TrustyAI: Jupyter TrustyAI notebook integrates the TrustyAI Explainability Toolkit on Jupyter environment.

ROCm 2025.1: Jupyter ROCm notebook image for ODH notebooks.

ROCm-TensorFlow 2025.1: Jupyter ROCm optimized TensorFlow notebook image for ODH notebooks.

Starting of Workbench

This workbench example relates to some of the work we will do later with model-serving/pipelines in RHOAI. In this example, you perform the first step in a series of Pipelines (loading and printing the dataframe).

From within one of your projects, click on the Workbenches tab and then "Create Workbench".

I had a workbench called test already defined in my environment. You won't need this.

Fill-in the following values

Name: Event Frequency Analysis
Description: Event Frequency Analysis
Image Selection: Standard Data Science
Version Selection: 2025.1
Deployment Size: Small (2 CPU 8Gib Memory)

Leave everything else as default including 20GB PVC

Click "Create Workbench"

Once the workbench is running, click on the "Event Frequency Analysis" link.

This will open up launcher for the Jupyter Notebook/Workbench. Select Python 3.11.

Now, the workbench/notebook will appear.

On the left-hand side is an icon (third one down) called Git.

Click on this.

Choose "Clone a Repository"

For the URI, input:

https://github.com/kcalliga/rhoai-demos

Click Clone.

On the left-hand side of the screen, you will see the Untitled.ipynb that you started and a directory called "rhoai-demos". Double-click on "rhoai-demos" folder and then select the "1_load_event.ipynb" file.

6. Go to the top cell in this workbench and click the "Play button"

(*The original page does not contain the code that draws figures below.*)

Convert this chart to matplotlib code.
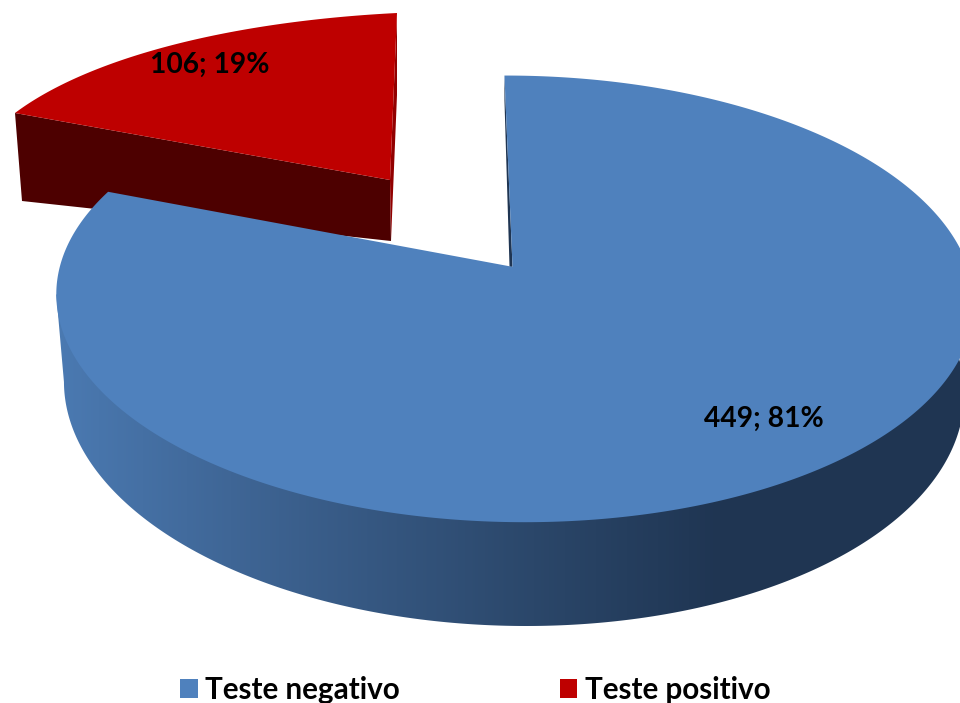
import numpy as np
import matplotlib
matplotlib.use('Agg')
import matplotlib.pyplot as plt
from matplotlib.patches import Patch, Polygon

# chart data
categories = ['Teste negativo', 'Teste positivo']
values = [449, 106]
percents = [81, 19]
top_colors = ['#4F81BD', '#BE0000']

plt.rcParams['font.family'] = ['Lato', 'DejaVu Sans']

fracs = np.array(values) / sum(values)
split = fracs[0] * 2 * np.pi       # clockwise from 12 o'clock
mid = (split + 2 * np.pi) / 2


def unit(a):
    return np.array([np.sin(a), np.cos(a)])


# perspective of the disc: least squares homography from disc coords to pixels
def fit(pairs):
    A, b = [], []
    for (u, v), (x, y) in pairs:
        A.append([u, v, 1, 0, 0, 0, -u * x, -v * x])
        A.append([0, 0, 0, u, v, 1, -u * y, -v * y])
        b += [x, y]
    h = np.linalg.lstsq(np.array(A, float), np.array(b, float), rcond=None)[0]
    return np.append(h, 1).reshape(3, 3)


def proj(H, pts):
    pts = np.atleast_2d(pts)
    q = np.c_[pts, np.ones(len(pts))] @ H.T
    return q[:, :2] / q[:, 2:]


top = fit([((0, 0), (511, 264)), ((0, 1), (505, 76)), ((0, -1), (524, 522)),
           ((-1, 0), (60, 270)), ((1, 0), (968, 268)), (unit(split), (108, 190))])
bot = fit([((0, -1), (528, 626)), ((-1, 0), (67, 354)), ((1, 0), (958, 355)), ((0, 1), (505, 150))])
red = fit([((0, 0), (390, 180)), (unit(split), (15, 113)), ((0, 1), (397, 13)), (unit(mid), (165, 47))])

fig = plt.figure(figsize=(9.6, 7.03), dpi=100)
ax = fig.add_axes([0, 0, 1, 1])
ax.set_xlim(0, 960)
ax.set_ylim(703, 0)
ax.axis('off')

# exploded slice: cut wall, thin wall, top
r0 = proj(red, (0, 0))[0]
r1 = proj(red, unit(split))[0]
r2 = proj(red, (0, 1))[0]
ax.add_patch(Polygon([r0, r1, r1 + [7, 88], r0 + [1, 61]], fc='#4D0000', ec='none', zorder=1))
ax.add_patch(Polygon([r2, r0, r0 + [1, 61], r2 + [0, 82]], fc='#920000', ec='none', zorder=1))
arc = np.linspace(split, 2 * np.pi, 80)
rim = np.c_[np.sin(arc), np.cos(arc)]
ax.add_patch(Polygon(np.vstack([proj(red, (0, 0)), proj(red, rim)]), fc=top_colors[1], ec='none', zorder=2))

# side of the big slice, shaded from left to right
arc = np.linspace(np.radians(60), np.radians(288), 600)
rim = np.c_[np.sin(arc), np.cos(arc)]
t_rim = proj(top, rim)
b_rim = proj(bot, rim)
i = np.argmin(t_rim[:, 0])      # leftmost points, joined by the tangent edge
j = np.argmin(b_rim[:, 0])
inner = proj(top, rim[:i + 1] * 0.97)   # tucked under the top face
side = Polygon(np.vstack([inner, t_rim[i], b_rim[j::-1]]), fc='none', ec='none', transform=ax.transData)
ax.add_patch(side)
shade_x = [55, 230, 533, 720, 960]
cols = np.array([[0x4B, 0x7A, 0xB2], [0x3F, 0x66, 0x96], [0x2B, 0x47, 0x6A], [0x1F, 0x35, 0x52], [0x1F, 0x35, 0x52]]) / 255
px = np.arange(960)
grad = np.stack([np.interp(px, shade_x, cols[:, c]) for c in range(3)], axis=-1)[None, :, :]
im = ax.imshow(grad, extent=(0, 960, 703, 0), aspect='auto', zorder=3)
im.set_clip_path(side)

# thin inner wall next to 12 o'clock
a0 = proj(top, (0, 0))[0]
a1 = proj(top, (0, 1))[0]
ax.add_patch(Polygon([a1, a0, a0 + [-3, 0], a1 + [0, 25]], fc='#1F3552', ec='none', zorder=3))

# top face
arc = np.linspace(0, split, 500)
rim = np.c_[np.sin(arc), np.cos(arc)]
ax.add_patch(Polygon(np.vstack([proj(top, (0, 0)), proj(top, rim)]), fc=top_colors[0], ec='none', zorder=4))

# value labels
label_pos = [(764, 419), (210, 65)]
for v, pc, pos in zip(values, percents, label_pos):
    ax.text(pos[0], pos[1], '%d; %d%%' % (v, pc), ha='center', va='center',
            fontsize=20.3, fontweight='bold', color='black', zorder=5)

handles = [Patch(fc=c, ec='none') for c in top_colors]
ax.legend(handles, categories, loc='center left', bbox_to_anchor=(180 / 960, 1 - 690 / 703), ncols=2, frameon=False,
          prop={'size': 21.3, 'weight': 'bold'}, handlelength=0.6, handleheight=0.6,
          handletextpad=0.25, columnspacing=5.4, borderpad=0, borderaxespad=0)

plt.savefig('out.png', dpi=100)
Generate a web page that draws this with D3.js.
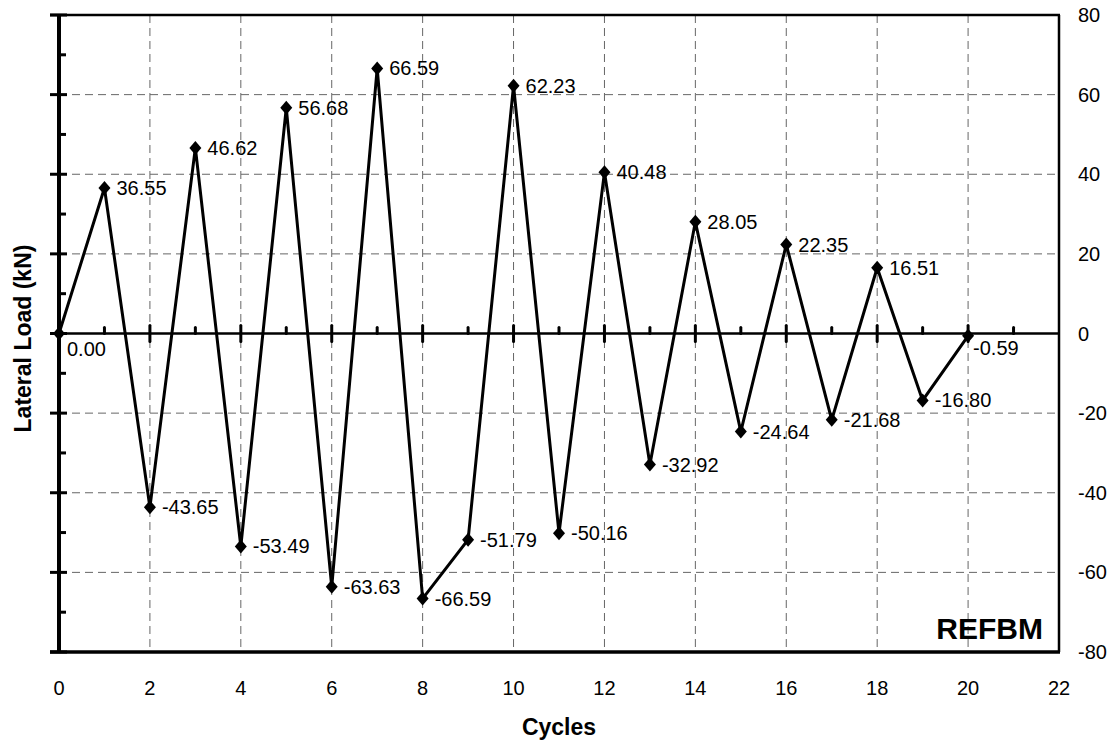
<!DOCTYPE html>
<html>
<head>
<meta charset="utf-8">
<script src="https://cdn.jsdelivr.net/npm/d3@7"></script>
<style>
  html, body { margin: 0; padding: 0; background: #fff; }
  svg { display: block; font-family: "Liberation Sans", Arial, sans-serif; }
</style>
</head>
<body>
<svg id="chart" width="1120" height="746"></svg>
<script>
// Cyclic lateral load history for specimen REFBM
const cycles = [0, 1, 2, 3, 4, 5, 6, 7, 8, 9, 10, 11, 12, 13, 14, 15, 16, 17, 18, 19, 20];
const loads = [0.00, 36.55, -43.65, 46.62, -53.49, 56.68, -63.63, 66.59, -66.59, -51.79,
               62.23, -50.16, 40.48, -32.92, 28.05, -24.64, 22.35, -21.68, 16.51, -16.80, -0.59];
const xTicks = [0, 2, 4, 6, 8, 10, 12, 14, 16, 18, 20, 22];
const xMinorTicks = [1, 3, 5, 7, 9, 11, 13, 15, 17, 19, 21];
const yTicks = [-80, -60, -40, -20, 0, 20, 40, 60, 80];
const yMinorTicks = [-70, -50, -30, -10, 10, 30, 50, 70];
const specimen = "REFBM";

const svg = d3.select("#chart");
const plotL = 59, plotR = 1059, plotT = 15, plotB = 652;

const x = d3.scaleLinear().domain([0, 22]).range([plotL, plotR]);
const y = d3.scaleLinear().domain([-80, 80]).range([plotB, plotT]);

const gridColor = "#666";

// dashed grid
svg.append("g").selectAll("line")
  .data(xTicks.filter(d => d > 0 && d < 22))
  .join("line")
  .attr("x1", d => x(d)).attr("x2", d => x(d))
  .attr("y1", plotT).attr("y2", plotB)
  .attr("stroke", gridColor).attr("stroke-width", 1)
  .attr("stroke-dasharray", "8,5");

svg.append("g").selectAll("line")
  .data(yTicks.filter(d => d !== 0 && Math.abs(d) < 80))
  .join("line")
  .attr("x1", plotL).attr("x2", plotR)
  .attr("y1", d => y(d)).attr("y2", d => y(d))
  .attr("stroke", gridColor).attr("stroke-width", 1)
  .attr("stroke-dasharray", "8,5");

// frame: top and right thinner, left and bottom heavy
svg.append("line").attr("x1", plotL - 9).attr("x2", plotR + 1).attr("y1", plotT).attr("y2", plotT)
  .attr("stroke", "#000").attr("stroke-width", 2.5);
svg.append("line").attr("x1", plotR).attr("x2", plotR).attr("y1", plotT).attr("y2", plotB)
  .attr("stroke", "#000").attr("stroke-width", 2.5);
svg.append("line").attr("x1", plotL - 9).attr("x2", plotR + 1).attr("y1", plotB).attr("y2", plotB)
  .attr("stroke", "#000").attr("stroke-width", 3.5);
svg.append("line").attr("x1", plotL).attr("x2", plotL).attr("y1", plotT - 1).attr("y2", plotB + 1)
  .attr("stroke", "#000").attr("stroke-width", 4);

// left axis ticks (major cross, minor inside)
svg.append("g").selectAll("line")
  .data(yTicks)
  .join("line")
  .attr("x1", plotL - 9).attr("x2", plotL + 8)
  .attr("y1", d => y(d)).attr("y2", d => y(d))
  .attr("stroke", "#000").attr("stroke-width", 3);
svg.append("g").selectAll("line")
  .data(yMinorTicks)
  .join("line")
  .attr("x1", plotL).attr("x2", plotL + 7)
  .attr("y1", d => y(d)).attr("y2", d => y(d))
  .attr("stroke", "#000").attr("stroke-width", 3);

// zero line acting as the x axis
svg.append("line").attr("x1", plotL).attr("x2", plotR).attr("y1", y(0)).attr("y2", y(0))
  .attr("stroke", "#000").attr("stroke-width", 2.5);
svg.append("g").selectAll("line")
  .data(xTicks.filter(d => d > 0 && d < 22))
  .join("line")
  .attr("x1", d => x(d)).attr("x2", d => x(d))
  .attr("y1", y(0) - 8).attr("y2", y(0) + 8)
  .attr("stroke", "#000").attr("stroke-width", 3).attr("stroke-linecap", "round");
svg.append("g").selectAll("line")
  .data(xMinorTicks)
  .join("line")
  .attr("x1", d => x(d)).attr("x2", d => x(d))
  .attr("y1", y(0) - 6).attr("y2", y(0))
  .attr("stroke", "#000").attr("stroke-width", 3).attr("stroke-linecap", "round");

// tick labels
svg.append("g").selectAll("text")
  .data(xTicks)
  .join("text")
  .attr("x", d => x(d)).attr("y", 695)
  .attr("text-anchor", "middle")
  .attr("font-size", 20)
  .text(d => d);

svg.append("g").selectAll("text")
  .data(yTicks)
  .join("text")
  .attr("x", 1078).attr("y", d => y(d))
  .attr("dominant-baseline", "central")
  .attr("font-size", 20)
  .text(d => d);

// axis titles
svg.append("text")
  .attr("x", x(11)).attr("y", 735)
  .attr("text-anchor", "middle")
  .attr("font-size", 23).attr("font-weight", "bold")
  .text("Cycles");
svg.append("text")
  .attr("transform", `translate(31,${(plotT + plotB) / 2 + 5}) rotate(-90)`)
  .attr("text-anchor", "middle")
  .attr("font-size", 23).attr("font-weight", "bold")
  .text("Lateral Load (kN)");

// specimen tag
svg.append("text")
  .attr("x", 1043).attr("y", 639)
  .attr("text-anchor", "end")
  .attr("font-size", 30).attr("font-weight", "bold")
  .text(specimen);

// load history
const pts = cycles.map((c, i) => ({ c, v: loads[i] }));
svg.append("path")
  .datum(pts)
  .attr("fill", "none")
  .attr("stroke", "#000")
  .attr("stroke-width", 3)
  .attr("stroke-linejoin", "miter")
  .attr("d", d3.line().x(d => x(d.c)).y(d => y(d.v)));

const diamond = "M0,-7L6,0L0,7L-6,0Z";
svg.append("g").selectAll("path")
  .data(pts)
  .join("path")
  .attr("transform", d => `translate(${x(d.c)},${y(d.v)})`)
  .attr("d", diamond)
  .attr("fill", "#000");

// value labels
function labelPos(d) {
  if (d.c === 0) return { dx: 8, dy: 15 };
  if (d.c === 20) return { dx: 5, dy: 12 };
  return { dx: 12, dy: 0 };
}
svg.append("g").selectAll("text")
  .data(pts)
  .join("text")
  .attr("x", d => x(d.c) + labelPos(d).dx)
  .attr("y", d => y(d.v) + labelPos(d).dy)
  .attr("dominant-baseline", "central")
  .attr("font-size", 20)
  .text(d => d.v.toFixed(2));
</script>
</body>
</html>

Alternatively, you can hit "Shift-Enter".

There will be no output after this is run.

Now, create a new cell. Type "df" in this cell. You will see the output of the dataframe which took the input json file of Openshift event data and formatted it into tabular form.

That's all for this part of the article. If you noticed, the Git repo you cloned has number 1 and number 2 for steps. This will be a simplified example of a two step pipeline. We will later take each of these numbered Jupyter notebooks and create a pipeline (sequence of steps).